In MISKO v. BACKES d/b/a BACKES QUARTER HORSES, No. 3:16-CV-3080-M(BT) (United States District Court, N.D. Texas, Dallas Division, May 4, 2018), a Magistrate Judge made a recommendation that a Texas Anti-SLAPP motion be denied. The federal judge accepted the findings and the recommendations and denied the Texas Anti-SLAPP motion.
Misko filed an Original Complaint in federal court asserting a single cause of action against Backes for unfair competition, in violation of Section 43(a) of the Lanham Act, 15 U.S.C. § 1125. Both parties were in the business of selling horses. Misko claimed that Backes advertised her horses as being free of HERDA, an equine genetic defect than can cause skin complications and death.
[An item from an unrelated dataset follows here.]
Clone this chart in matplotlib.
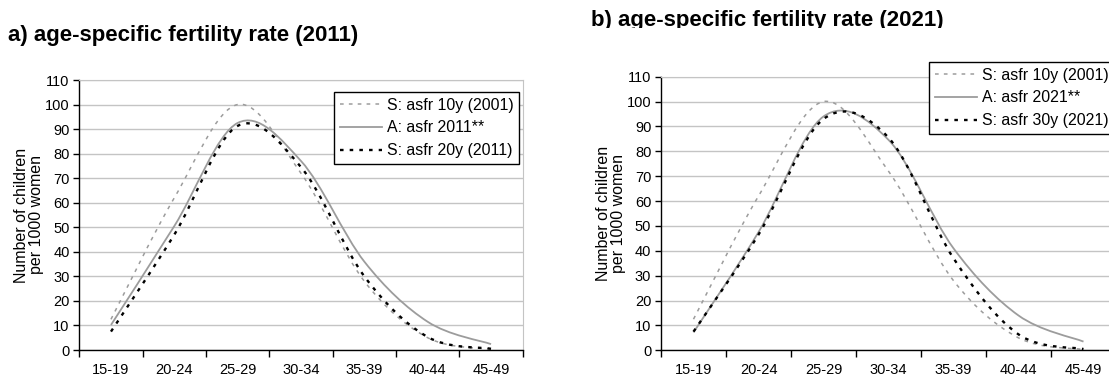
import numpy as np
import matplotlib
matplotlib.use("Agg")
import matplotlib.pyplot as plt
from matplotlib.path import Path
from matplotlib.patches import PathPatch, Rectangle
from matplotlib.lines import Line2D

plt.rcParams['font.family'] = ['Liberation Sans', 'DejaVu Sans']

age_groups = ["15-19", "20-24", "25-29", "30-34", "35-39", "40-44", "45-49"]

# simulated asfr, 10 years from 2001 (shown in both panels)
asfr_10y_2001 = [12.5, 62, 100, 72, 28, 5, 0.3]

# panel a: 2011
asfr_2011 = [10.2, 50.5, 92.5, 77, 36, 11.5, 2.4]
asfr_20y_2011 = [7.5, 47, 91.3, 74.5, 30, 5.3, 0.5]

# panel b: 2021
asfr_2021 = [7.2, 47.5, 94, 84.6, 41, 14, 3.5]
asfr_30y_2021 = [7.5, 46.5, 93, 85.5, 37, 6.4, 0.5]

W, H = 1109, 376
GRAY = '#9c9c9c'
GRID = '#c4c4c4'

styles = {
    'sim10': dict(color=GRAY, lw=1.1, ls=(0, (2.4, 3.4))),
    'actual': dict(color=GRAY, lw=1.3, ls='-'),
    'simlate': dict(color='black', lw=1.7, ls=(0, (1.5, 2.6))),
}


def smooth_path(values):
    # excel style smoothed line (catmull-rom as cubic bezier)
    pts = np.column_stack([np.arange(len(values)), values]).astype(float)
    n = len(pts)
    verts = [pts[0]]
    codes = [Path.MOVETO]
    for i in range(n - 1):
        p0 = pts[max(i - 1, 0)]
        p1 = pts[i]
        p2 = pts[i + 1]
        p3 = pts[min(i + 2, n - 1)]
        verts += [p1 + (p2 - p0) / 6, p2 - (p3 - p1) / 6, p2]
        codes += [Path.CURVE4] * 3
    return Path(verts, codes)


def draw_panel(rect, series, labels, legend_xy):
    l, t, r, b = rect
    ax = fig.add_axes([l / W, 1 - b / H, (r - l) / W, (b - t) / H])
    for vals, key in series:
        st = styles[key]
        ax.add_patch(PathPatch(smooth_path(vals), fill=False, edgecolor=st['color'],
                               lw=st['lw'], linestyle=st['ls'], capstyle='butt'))
    ax.set_xlim(-0.5, 6.5)
    ax.set_ylim(0, 110)
    ax.set_xticks(np.arange(-0.5, 7, 1))
    ax.set_xticklabels([])
    ax.set_xticks(range(7), minor=True)
    ax.set_xticklabels(age_groups, minor=True, fontsize=10.5)
    ax.tick_params(axis='x', which='major', direction='out', length=5, width=1)
    ax.tick_params(axis='x', which='minor', length=0, pad=9)
    ax.set_yticks(range(0, 111, 10))
    ax.tick_params(axis='y', direction='out', length=4, width=1, labelsize=10.5, pad=3)
    ax.yaxis.grid(True, color=GRID, lw=1)
    ax.set_axisbelow(True)
    for s in ('top', 'right'):
        ax.spines[s].set_color(GRID)
    for s in ('left', 'bottom'):
        ax.spines[s].set_linewidth(1)
    ax.set_ylabel("Number of children\nper 1000 women", fontsize=11.5, linespacing=1.0)
    ax.yaxis.set_label_coords(-35 / (r - l), 0.5)

    handles = [Line2D([], [], color=styles[k]['color'], lw=styles[k]['lw'],
                      ls=styles[k]['ls']) for _, k in series]
    leg = fig.legend(handles, labels, loc='upper left',
                     bbox_to_anchor=(legend_xy[0] / W, 1 - legend_xy[1] / H),
                     fontsize=11.4, frameon=True, fancybox=False, edgecolor='black',
                     framealpha=1, handlelength=2.7, handletextpad=0.3,
                     labelspacing=0.5, borderpad=0.35, borderaxespad=0)
    leg.get_frame().set_linewidth(1)
    return ax


fig = plt.figure(figsize=(W / 100, H / 100), dpi=100)

draw_panel((79.3, 80, 522.7, 350),
           [(asfr_10y_2001, 'sim10'), (asfr_2011, 'actual'), (asfr_20y_2011, 'simlate')],
           ["S: asfr 10y (2001)", "A: asfr 2011**", "S: asfr 20y (2011)"],
           (334, 92))

draw_panel((661, 76.7, 1116, 350.3),
           [(asfr_10y_2001, 'sim10'), (asfr_2021, 'actual'), (asfr_30y_2021, 'simlate')],
           ["S: asfr 10y (2001)", "A: asfr 2021**", "S: asfr 30y (2021)"],
           (929, 62))

fig.text(8 / W, 1 - 41 / H, "a) age-specific fertility rate (2011)",
         fontsize=16, fontweight='bold', va='baseline', ha='left')
fig.text(591 / W, 1 - 26 / H, "b) age-specific fertility rate (2021)",
         fontsize=16, fontweight='bold', va='baseline', ha='left', zorder=1)
# the panel b heading is cut just under its baseline in the original
fig.patches.append(Rectangle((585 / W, 1 - 42 / H), 370 / W, 14 / H,
                             transform=fig.transFigure, facecolor='white',
                             edgecolor='none', zorder=2))

fig.savefig('out.png', dpi=100)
Misko alleges that Backes’s statements were false because Backes’s horses were not tested by the laboratory identified in Backes’s advertising, and because Backes’s horses actually carried the HERDA gene... Misko further alleges that potential breeders and buyers relied on Backes’s false statements in choosing Backes’s horses over Misko’s horses… Misko estimates that she suffered $1 million in lost sales and breeding prospects due to Backes’s false statements.
Backes filed a Texas Anti-SLAPP motion to dismiss.
The magistrate reviewed the federal cases involving states’ Anti-SLAPP laws and noted that some federal court’s apply the Anti-SLAPP laws and some do not. Even the ones that apply the state’s Anti-SLAPP law only apply them in diversity cases:
explaining that state anti-SLAPP statutes “are enforceable in federal courts sitting in diversity jurisdiction” by virtue of the Erie doctrine). “Under the Erie doctrine, federal courts sitting in diversity apply state substantive law and federal procedural law.
The magistrate went on to note that this case raised a federal question (based on federal law) and not a diversity case (based on state law where parties live in different states.)
While state substantive law may apply in diversity cases, the TCPA does not apply to Misko’s lawsuit, which was filed in federal court pursuant to federal question jurisdiction, based on a single claim for violation of the federal Lanham Act. The Court is not exercising jurisdiction over Misko’s claims pursuant to diversity jurisdiction, and the Erie doctrine is not applicable.
Conclusion and Disposition
The magistrate also ruled the motion had been overruled by operation of law. (The original magistrate who heard the motion retired between the hearing and the time to rule.)